When you begin to compare yourself to others, it’s so easy to fall into an envy trap – you need to focus on what you’re doing, not anyone else! It’s also important to remember that these successful people were one in your very position. Sometimes it can appear as if some people’s accomplishments come to them with ease, but in reality, everyone is dealing with their own unique challenges. When you recognise your strengths and self-worth, you will then learn to respect your abilities and, in turn, realise that you have plenty to give.
Take note of your achievements (seriously, write them down)
I know it sounds cheesy, but the taking the time to identify what you’re great at, along with how your strengths have contributed to your accomplishments can help you to break out of this perception of unworthiness. I think it can also be useful to identify your weaknesses and how you can make improvements to these too. Personal development is beneficial; you just don’t want to get yourself stuck dwelling on the negatives and ignoring the positives (as this can be a trigger for an ‘impostor cycle’).

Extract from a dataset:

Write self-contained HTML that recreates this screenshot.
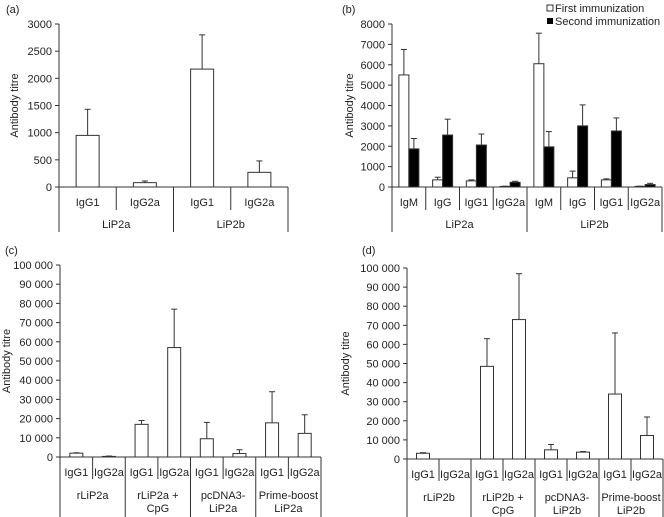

Learn to separate feelings from fact
You’re a rare breed if you’ve never experienced a sense of feeling stupid. Many of us have felt or done something that makes you look back and think, ‘Wow, that was pretty dumb’, but that definitely should not define who you are. It’s a learned habit, but taking active steps to distinguish yourself from these feelings will help you change your perception of yourself as a ‘fraud’.
It’s okay to be afraid, but don’t let it overcome you
We all face feelings of anxiety and apprehension when confronted with change. The uncertainty of how you will cope with new, different challenges can prompt that little voice in your head to speak up and shut you down, which can then bring forward impostor feelings. This tends to happen when you’re about to something that is out of your comfort zone and is particularly important to you. Take that feeling and acknowledge it. Then, pull forward the positives. Recognise how this new challenge is going to benefit you long term, and identify the necessary steps to achieve your outcome successfully. Preparedness can significantly help, as it eliminates any surprises that may start to bring on Imposter Syndrome vibes again.